Accommodations that Emphasize Exclusion
Reviewing two books on disability design + speaking on feminism
This week, I’m discussing accommodations that, while technically enabling access, emphasize how much a space or a tool is not intended for the user being accommodated. This Thursday, I’ll share selections from your comments on doctors who try to soften the loss of death by denying the humanity of the person in danger.
Plough’s last issue of the year is out, themed around disability. One standout essay I’d recommend is Heonju Lee’s “The Baby We Kept.” She tells the story of how her son, Yusang, saved the life of another child, specifically because of his own Down Syndrome.
I have a double book review in the issue, covering What Can a Body Do: How We Meet the Built World (Sara Hendren) and Making Disability Modern: Design Histories (essays edited by Bess Williamson and Elizabeth Guffey). Here’s one of my favorite stories of design from the books:
Hendren, an artist who teaches design for disability at Olin College of Engineering, opens her book with a design challenge she posed to her students: Take Amanda, an art historian who is a Little Person, standing just over four feet tall. In her work as a curator, she travels and gives talks at museums, and she wants a customized lectern that suits her stature. She lays out a full set of design constraints: she wants to be able to carry and set it up by herself, it has to be strong enough to support a laptop, and it has to be robust enough for repeated use.
For a certain kind of designer, Amanda’s request is superfluous. There is already a simpler solution – she can stand on a box. Indeed, many speaking venues keep a box on hand, not for Little People, but for women, as my parish did for women lectors who otherwise wouldn’t quite reach a podium designed with the median man’s height in mind. It was a solution Amanda had repeatedly relied on, and one she decided she was finished with. As Hendren explains, “She wanted to be able to do the speaking her job entailed without a device that required her to enact the repeated awkwardness of bringing her body to the dimensions of a room at odds with her physicality.”
There is a profound gap between adaptive design that is intended to put an atypical or disabled user in the position of the typical user and one that treats her as a guest in her own right, anticipated and welcomed as she is.
This is where I see a great deal of overlap between disability activism and feminism. Women are often taken as the “atypical user”—we are the largest single group to be treated as too far out of the (male) norm to design for.
We rely on assistive devices and habits to become more facile users of tools and social expectations that exclude us. But there’s a heavy cost to pay.

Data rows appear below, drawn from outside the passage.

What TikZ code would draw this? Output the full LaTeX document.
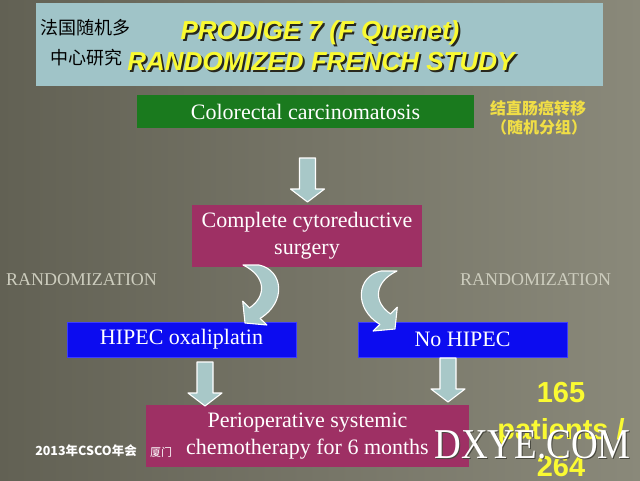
\documentclass[tikz,border=0pt]{standalone}
\usepackage{fontspec}
\setmainfont{Liberation Serif}
\newfontfamily\arialf{Liberation Sans}
\newfontfamily\cjk{Noto Sans CJK SC}
\definecolor{bgl}{RGB}{98,97,84}
\definecolor{bgr}{RGB}{138,137,122}
\definecolor{titlebg}{RGB}{160,196,200}
\definecolor{boxgreen}{RGB}{26,122,30}
\definecolor{boxpink}{RGB}{158,48,100}
\definecolor{boxblue}{RGB}{12,12,240}
\definecolor{arrfill}{RGB}{168,200,200}
\definecolor{ttlyellow}{RGB}{250,250,50}
\definecolor{cnyellow}{RGB}{240,222,70}
\definecolor{randgray}{RGB}{205,205,190}
\tikzset{
  boxbase/.style={inner sep=0pt, align=center, text=white, font=\fontsize{22}{27}\selectfont},
  greenbox/.style={boxbase, fill=boxgreen},
  pinkbox/.style={boxbase, fill=boxpink},
  bluebox/.style={boxbase, fill=boxblue, draw={rgb,255:red,60;green,60;blue,255}, line width=0.8pt},
  arrshape/.style={fill=arrfill, draw=white, line width=1.1pt, line join=round},
  ttltext/.style={font=\arialf\bfseries\itshape\fontsize{26}{30}\selectfont, inner sep=0pt},
  randtext/.style={text=randgray, font=\fontsize{18}{20}\selectfont, inner sep=0pt},
  cntitle/.style={font=\cjk\fontsize{18}{20}\selectfont, inner sep=0pt, text=black},
  cnyel/.style={font=\cjk\bfseries\fontsize{16}{18}\selectfont, inner sep=0pt, text=cnyellow},
  patients/.style={font=\arialf\bfseries\fontsize{29}{37}\selectfont, text=ttlyellow, align=center, inner sep=0pt},
  downarr/.pic={\path[arrshape] (-8,0) -- (8,0) -- (8,31) -- (17,31) -- (0,44) -- (-17,31) -- (-8,31) -- cycle;}
}
\begin{document}
\begin{tikzpicture}[x=1pt,y=-1pt]
\useasboundingbox (0,0) rectangle (640,480);
\shade[left color=bgl, right color=bgr] (0,0) rectangle (640,480);
% title
\node[fill=titlebg, minimum width=567pt, minimum height=83pt, inner sep=0pt] (title) at (319.5,44.5) {};
\node[ttltext, text={rgb,255:red,40;green,40;blue,30}] at (322,35) {PRODIGE 7 (F Quenet)};
\node[ttltext, text=ttlyellow] (t1) at (320,33) {PRODIGE 7 (F Quenet)};
\node[ttltext, text={rgb,255:red,40;green,40;blue,30}] at (323,64) {RANDOMIZED FRENCH STUDY};
\node[ttltext, text=ttlyellow] (t2) at (321,62) {RANDOMIZED FRENCH STUDY};
\node[cntitle] (cn1) at (85,28) {法国随机多};
\node[cntitle] (cn2) at (86,58) {中心研究};
% boxes
\node[greenbox, minimum width=337pt, minimum height=33pt] (crc) at (305.5,111.5) {Colorectal carcinomatosis};
\node[cnyel] (cny1) at (538,108) {结直肠癌转移};
\node[cnyel] (cny2) at (539,127) {（随机分组）};
\node[pinkbox, minimum width=230pt, minimum height=62pt] (ccs) at (307,236) {Complete cytoreductive\\surgery};
\node[randtext] (rl) at (81.5,280) {RANDOMIZATION};
\node[randtext] (rr) at (535.5,280) {RANDOMIZATION};
\node[bluebox, minimum width=229pt, minimum height=35pt] (hipec) at (181.5,339.5) {HIPEC oxaliplatin};
\node[bluebox, minimum width=209pt, minimum height=35pt] (nohipec) at (462.5,339.5) {No HIPEC};
\node[pinkbox, minimum width=323pt, minimum height=62pt] (chemo) at (307.5,436) {Perioperative systemic\\chemotherapy for 6 months};
% straight block arrows
\pic at (307.5,158) {downarr};
\pic at (205,362) {downarr};
\pic at (448,358) {downarr};
% curved arrows
\path[arrshape] (243,265) -- (259,265) .. controls (283,270) and (287,302) .. (260.1,318.4)
  -- (266.9,325) -- (245,323) -- (242.7,301.2) -- (249.5,307.9)
  .. controls (267,296) and (266,276) .. (243,265) -- cycle;
\begin{scope}[shift={(640,6)}, xscale=-1]
\path[arrshape] (243,265) -- (259,265) .. controls (283,270) and (287,302) .. (260.1,318.4)
  -- (266.9,325) -- (245,323) -- (242.7,301.2) -- (249.5,307.9)
  .. controls (267,296) and (266,276) .. (243,265) -- cycle;
\end{scope}
% footer labels
\node[font=\cjk\bfseries\fontsize{12.5}{14}\selectfont, text=white, inner sep=0pt] (csco) at (86,451) {2013年CSCO年会};
\node[font=\cjk\fontsize{11}{13}\selectfont, text=white, inner sep=0pt] (xm) at (161,452) {厦门};
\node[patients] (pts) at (561,430) {165\\patients /\\264};
% watermark
\node[font=\fontsize{37}{40}\selectfont, text={rgb,255:red,70;green,70;blue,60}, inner sep=0pt, yscale=1.15] at (533.5,445.5) {DXYE.COM};
\node[font=\fontsize{37}{40}\selectfont, text=white, inner sep=0pt, yscale=1.15] (wm) at (532.5,444.5) {DXYE.COM};
\end{tikzpicture}
\end{document}
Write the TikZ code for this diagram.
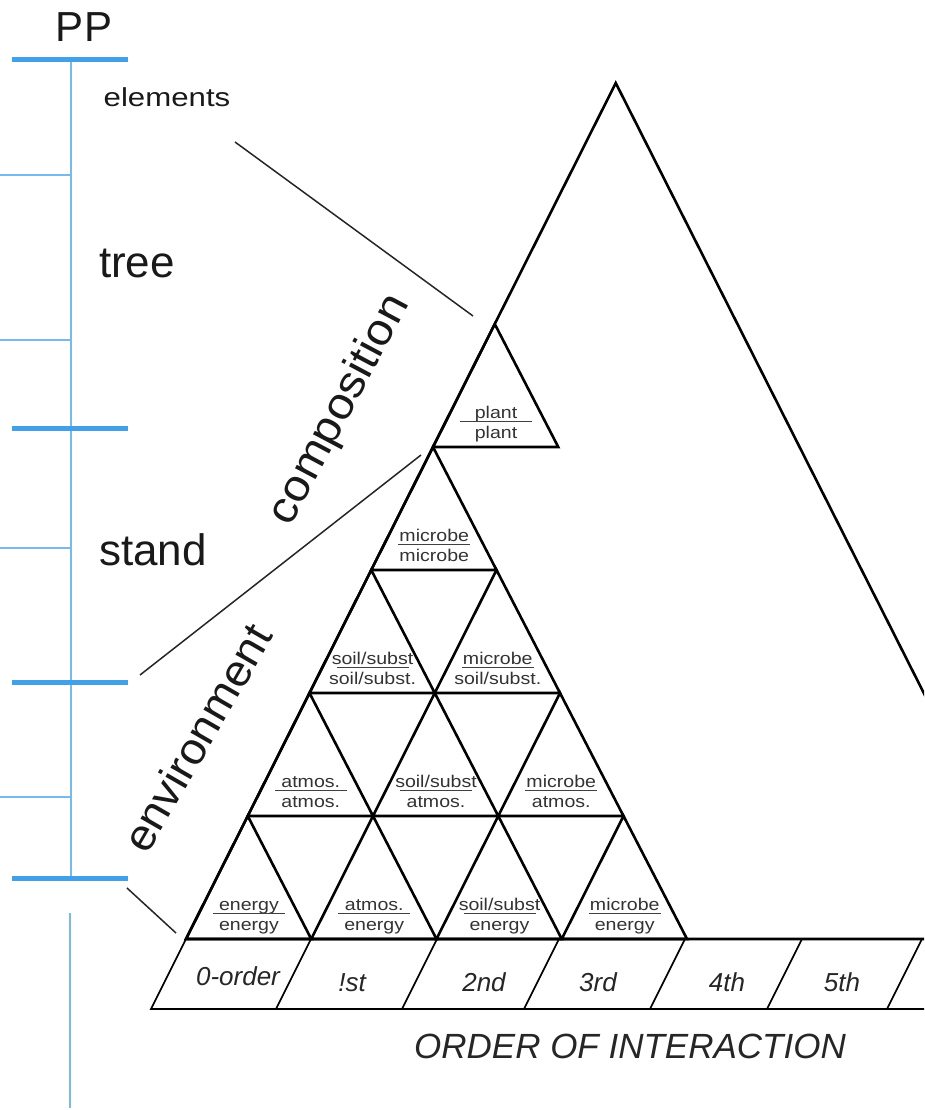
\documentclass[tikz,border=0pt]{standalone}
\usepackage{fontspec}
\setmainfont{Liberation Sans}
\definecolor{scalebar}{RGB}{66,160,232}
\definecolor{scaleline}{RGB}{118,186,238}
\newcommand\setfs[1]{\fontsize{#1}{#1}\selectfont}
\newcommand\wide[2][1.15]{\scalebox{#1}[1]{#2}}
% one labelled cell: name, base-left x, base y, upper word, lower word
\newcommand\cell[5]{%
  \node[tlab] (#1-up) at (#2+63,#3-29) {\wide{#4}};
  \node[tlab] (#1-lo) at (#2+63,#3-9) {\wide{#5}};
  \draw[rulebar] (#2+27,#3-25.5) -- (#2+99,#3-25.5);
}
\begin{document}
\begin{tikzpicture}[x=1pt,y=-1pt,
  tri/.style={line width=2.6pt, line join=miter},
  band/.style={line width=1.7pt},
  leader/.style={line width=1.5pt, black!85},
  rulebar/.style={line width=1.7pt, black!75},
  tlab/.style={font=\setfs{17}, text=black!80, inner sep=0pt, anchor=base},
  olab/.style={font=\setfs{26}\itshape, text=black!85, inner sep=0pt, anchor=base},
  level/.style={font=\setfs{44}, text=black!90, inner sep=0pt, anchor=base},
  side/.style={font=\setfs{44}, text=black!90, inner sep=0pt},
  majortick/.style={scalebar, line width=5pt},
  minortick/.style={scaleline, line width=2pt}
]
\useasboundingbox (0,0) rectangle (924,1110);
\clip (0,0) rectangle (924,1110);
\fill[white] (0,0) rectangle (924,1110);

% ---- level scale on the left ----
\draw[minortick] (71,60) -- (71,878);
\draw[minortick] (70,913) -- (70,1108);
\foreach \y in {175,340,548,797} \draw[minortick] (0,\y) -- (71,\y);
\foreach \y in {60,428,682,878} \draw[majortick] (12,\y) -- (128,\y);

\node[font=\setfs{42}, text=black!90, inner sep=0pt, anchor=base] (pp) at (84,42) {PP};
\node[font=\setfs{26}, text=black!90, inner sep=0pt, anchor=base] (elements) at (167,107) {\wide[1.2]{elements}};
\node[level] (tree) at (137,277) {tree};
\node[level] (stand) at (153,565) {stand};

% ---- side labels ----
\node[side, rotate=62] (composition) at (340,410) {\wide[1.08]{composition}};
\node[side, rotate=60] (environment) at (197,738) {\wide[1.05]{environment}};

% ---- leader lines ----
\coordinate (l1a) at (235,142); \coordinate (l1b) at (473,316);
\coordinate (l2a) at (140,675); \coordinate (l2b) at (421,455);
\coordinate (l3a) at (127,888); \coordinate (l3b) at (176,933);
\draw[leader] (l1a) -- (l1b);
\draw[leader] (l2a) -- (l2b);
\draw[leader] (l3a) -- (l3b);

% ---- large triangle ----
\draw[tri] (1048,939) -- (615.75,83) -- (186,939) -- cycle;

% ---- triangular grid of cells ----
\foreach \r/\n in {0/3,1/2,2/1,3/0,4/0}{
  \foreach \k in {0,...,\n}{
    \draw[tri] (186+125.25*\k+61.75*\r, 939-123*\r) -- ++(125.25,0) -- ++(-63.5,-123) -- cycle;
  }
}

% row 0
\cell{c00}{186}{939}{energy}{energy}
\cell{c01}{311.25}{939}{atmos.}{energy}
\cell{c02}{436.5}{939}{soil/subst}{energy}
\cell{c03}{561.75}{939}{microbe}{energy}
% row 1
\cell{c10}{247.75}{816}{atmos.}{atmos.}
\cell{c11}{373}{816}{soil/subst}{atmos.}
\cell{c12}{498.25}{816}{microbe}{atmos.}
% row 2
\cell{c20}{309.5}{693}{soil/subst}{soil/subst.}
\cell{c21}{434.75}{693}{microbe}{soil/subst.}
% row 3
\cell{c30}{371.25}{570}{microbe}{microbe}
% row 4
\cell{c40}{433}{447}{plant}{plant}

% ---- order band ----
\draw[band] (186,939) -- (151,1009) -- (924,1009);
\foreach \t in {311,437,559,685,802,922} \draw[band] (\t,939) -- (\t-35,1009);

\node[olab] (o0) at (238,985) {0-order};
\node[olab] (o1) at (352,991) {!st};
\node[olab] (o2) at (484,991) {2nd};
\node[olab] (o3) at (598,991) {3rd};
\node[olab] (o4) at (727,991) {4th};
\node[olab] (o5) at (842,991) {5th};

\node[font=\setfs{35}\itshape, text=black!85, inner sep=0pt, anchor=base] (axis) at (630,1058) {ORDER OF INTERACTION};
\end{tikzpicture}
\end{document}
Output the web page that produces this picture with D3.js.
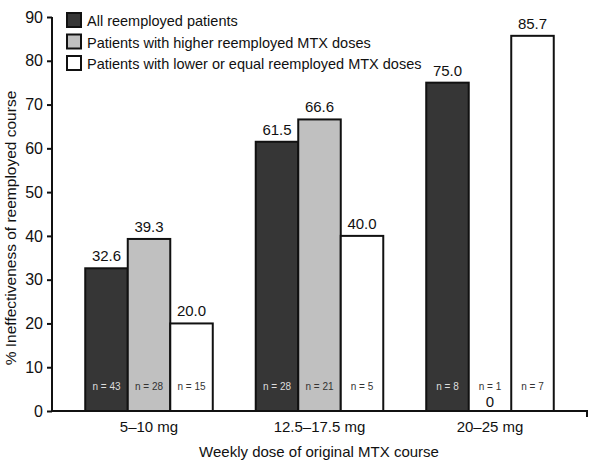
<!DOCTYPE html>
<html><head><meta charset="utf-8">
<script src="https://cdn.jsdelivr.net/npm/d3@7"></script>
<style>body{margin:0;background:#fff}text{font-family:"Liberation Sans",Arial,Helvetica,sans-serif}</style>
</head><body><svg id="c" width="600" height="465"></svg>
<script>
const categories = ["5–10 mg", "12.5–17.5 mg", "20–25 mg"];
const seriesNames = ["All reemployed patients", "Patients with higher reemployed MTX doses", "Patients with lower or equal reemployed MTX doses"];
const allValues = [32.6, 61.5, 75.0];
const higherValues = [39.3, 66.6, 0];
const lowerValues = [20.0, 40.0, 85.7];
const allN = [43, 28, 8];
const higherN = [28, 21, 1];
const lowerN = [15, 5, 7];
const yTicks = [0, 10, 20, 30, 40, 50, 60, 70, 80, 90];

const fills = ["#363636", "#c0c0c0", "#ffffff"];
const nColors = ["#dddddd", "#333333", "#333333"];
const values = [allValues, higherValues, lowerValues];
const ns = [allN, higherN, lowerN];

const svg = d3.select("#c");
const x0 = d3.scaleBand().domain(categories).range([52, 587]).paddingInner(0.252).paddingOuter(0.195);
const x1 = d3.scaleBand().domain([0,1,2]).range([0, x0.bandwidth()]);
const y = d3.scaleLinear().domain([0, 90]).range([411, 17]);

const data = [];
categories.forEach((c, i) => values.forEach((v, s) => data.push({c, s, v: v[i], n: ns[s][i]})));

const g = svg.append("g");
g.selectAll("rect.bar").data(data).join("rect")
  .attr("x", d => x0(d.c) + x1(d.s))
  .attr("y", d => y(d.v))
  .attr("width", x1.bandwidth())
  .attr("height", d => y(0) - y(d.v))
  .attr("fill", d => fills[d.s])
  .attr("stroke", "#111").attr("stroke-width", 2);

g.selectAll("text.val").data(data).join("text")
  .attr("x", d => x0(d.c) + x1(d.s) + x1.bandwidth()/2)
  .attr("y", d => d.v === 0 ? 407 : y(d.v) - 7)
  .attr("text-anchor", "middle").attr("font-size", 15).attr("fill", "#111")
  .text(d => d.v === 0 ? "0" : d3.format(".1f")(d.v));

g.selectAll("text.n").data(data).join("text")
  .attr("x", d => x0(d.c) + x1(d.s) + x1.bandwidth()/2)
  .attr("y", 390)
  .attr("text-anchor", "middle").attr("font-size", 10).attr("fill", d => nColors[d.s])
  .text(d => "n = " + d.n);

// axes
const yAxis = svg.append("g").attr("transform", "translate(52,0)")
  .call(d3.axisLeft(y).tickValues(yTicks).tickSize(5).tickPadding(4));
yAxis.select(".domain").attr("stroke", "#111").attr("stroke-width", 2).attr("d", "M0,17V411");
yAxis.selectAll(".tick line").attr("stroke", "#111").attr("stroke-width", 2);
yAxis.selectAll(".tick text").attr("font-size", 16).attr("fill", "#111").style("font-family", "Liberation Sans, Arial, sans-serif");

const xAxis = svg.append("g").attr("transform", "translate(0,411)")
  .call(d3.axisBottom(x0).tickSize(0).tickPadding(10));
xAxis.select(".domain").attr("stroke", "#111").attr("stroke-width", 2).attr("d", "M52,0H587V6");
xAxis.selectAll(".tick text").attr("font-size", 15).attr("fill", "#111").style("font-family", "Liberation Sans, Arial, sans-serif");

svg.append("text").attr("x", 319).attr("y", 457).attr("text-anchor", "middle")
  .attr("font-size", 15).attr("fill", "#111").text("Weekly dose of original MTX course");
svg.append("text").attr("transform", "translate(16,228) rotate(-90)").attr("text-anchor", "middle")
  .attr("font-size", 15.5).attr("fill", "#111").text("% Ineffectiveness of reemployed course");

// legend
const leg = svg.append("g");
seriesNames.forEach((name, i) => {
  leg.append("rect").attr("x", 67).attr("y", 13 + i*21.5).attr("width", 14).attr("height", 14)
    .attr("fill", fills[i]).attr("stroke", "#111").attr("stroke-width", 2);
  leg.append("text").attr("x", 87).attr("y", 26 + i*21.5).attr("font-size", 14.5).attr("fill", "#111").text(name);
});
</script></body></html>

That’s the theme of the remarks I gave at Notre Dame’s deNicola Center for Ethics and Culture’s conference on human dignity. I joined Erika Bachiochi (author of The Rights of Women: Reclaiming a Lost Vision) and Abigail Favale (author of Into the Deep) for a panel on “The Dignity of the Sexed Body: Asymmetry, Equality, and Real Reproductive Justice.” (If you’re looking specifically for me, I come on at 21:26).
It was a pleasure to join these two women for a colloquy, and the audience posed excellent questions. Plus, there were multiple noisy babies in the audience (don’t worry, I am louder) which is exactly right for a discussion of making space for women in the world.
What accommodations have made you more aware that you aren’t welcome in a space by default?
Where have you made accommodations for others (or seen them made) that welcomed them as anticipated guests?
I’ll add as a note of my own that I’ve been really struck by how hostile most homes are to the elderly (and wheelchair users, particularly). As we think about one day (in the indefinite future) buying a home, we’ve been struck by how few homes would make it easy to welcome our own parents as guests as they age.
Thanks, Leah, for the review and for all the connections you've made to coalitional ideas between feminism and disability. You and readers might be interested in "visitability" (https://visitability.org/) as an architectural/social concept—retrofitting homes for some basic access, even if not full universal design. I love the elegance of this idea: taking the status quo and reworking its structures in a pragmatic way.
I love making food, especially baked goods and desserts, for friends with allergies and dietary restrictions. Honestly I like it so much that I think it borders on selfishness. I just live for the incredulous responses I get when a crowd of people realizes that dessert they were practically inhaling was 100% vegan.
I do think that being raised vegetarian has influenced my attitude towards others' dietary restrictions. I dislike it when a vegetarian dish is just a one-size-fits-all attempt to swap a meat protein with a vegetarian one, often without real thought towards taste. I always suggest to friends when making a dietary accommodation that they should go at it with the attitude of making something they love to eat that just happens to satisfy the accommodation. Chana masala with basmati rice is infinitely better as a vegan and gluten free dish than, say, a mushy vegetarian patty on a crumbling gluten free bun.